Randy Couture was and continues to be a physical freak of nature. The 50-year-old former MMA fighter fought his last match in 2011 at the age of 47—a losing effort against Lyoto Machida, who was 15 years his junior.
He does jump squats and one-handed push-ups like we eat Pringles. And we love Pringles.
Evander Holyfield is not a slouch. He's never been a slouch.
The former heavyweight champ last fought in 2011, taking on fellow aging boxer Brian Nielsen. At 51 years old, Holyfield recently filmed a documentary about his training regimen. The film's narration isn't in English, but he sounds confident he could put most 20-year-olds in the dirt.
Paul Michael Levesque, aka "Triple H," continues to be a gym rat.
Cast in the same mold as his father-in-law Vince McMahon, the years seem to just bead off Levesque's back. At the age of 44, the semi-retired WWE wrestler continues to hit the weights like a man possessed.
Just watch this video. He's flipping 500-pound tires and doing J.J. Watt workouts like a defensive end who is preparing for the combine. If you come into Triple H's Church of Pump, you better be prepared to taste the gain, bro.
Qualifying for a spot on the American Olympic swim team at the age of 41 is no joke.
Age is an arbitrary figure for Dara Torres, who became the oldest woman ever to compete for a medal with the U.S. women's swim team in 2008. This accomplishment marked the fifth Summer Games of her swimming career.
She birthed a child barely a year before winning gold at the U.S. Nationals in 2007, and you could probably still cook a flank steak on the 46-year-old's abs.
Vince McMahon is less of a real person and more of a walking hyperbole.
The WWE promoter/occasional wrestler has made a livelihood of being gigantic and in your face.

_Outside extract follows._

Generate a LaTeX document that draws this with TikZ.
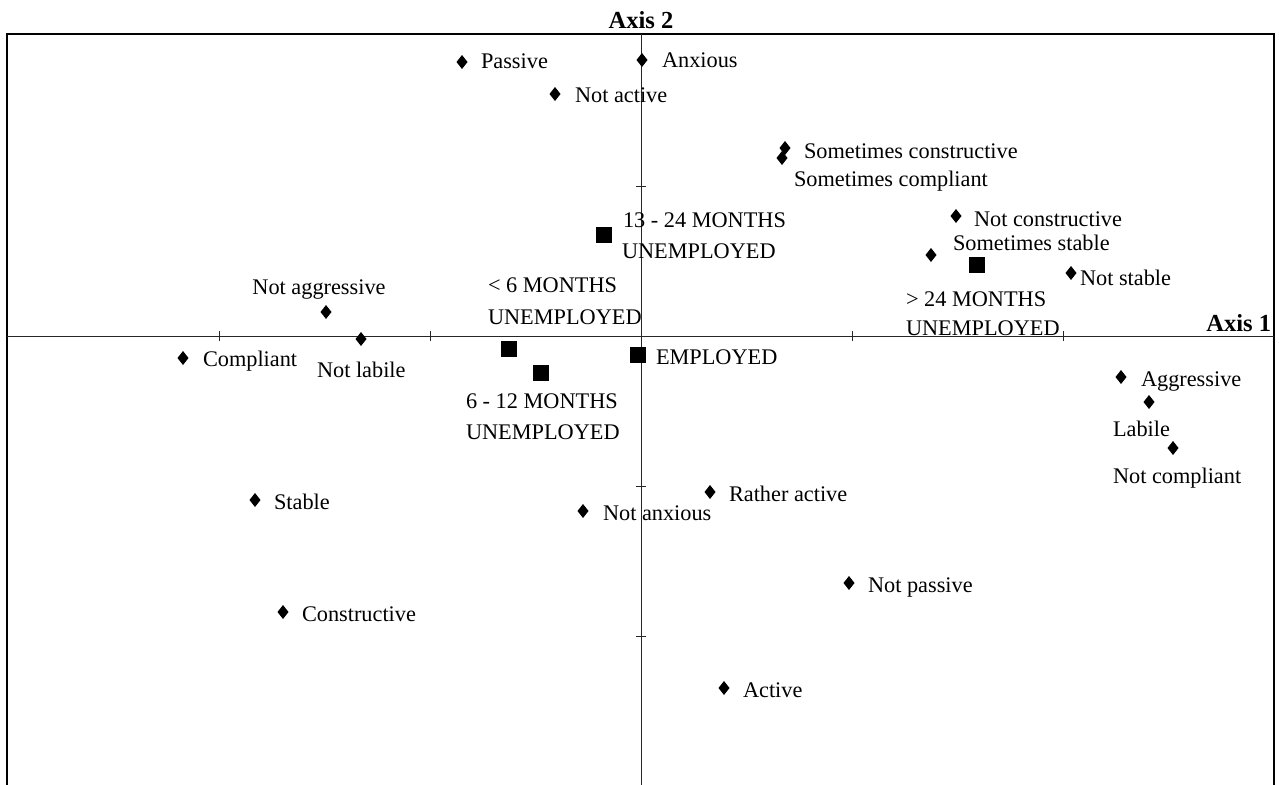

This is video of him training for WrestleMania in 2010. He was 64 years old at the time. Think about that, and then thank God you don't have to lift next to this monster, who's now old enough to collect Social Security.
Matt Birk could have retired from football, let himself go and ballooned to the size of a small moon.
Instead, the former 310-pound Ravens lineman put himself on a diet and began lifting religiously. He's dropped more than 70 pounds since leaving the game and models occasionally for ViSalus, a weight-loss product company.
It's hard to fathom how a strong lineman who shed all fat would be, but I know I probably wouldn't volunteer to spot Birk.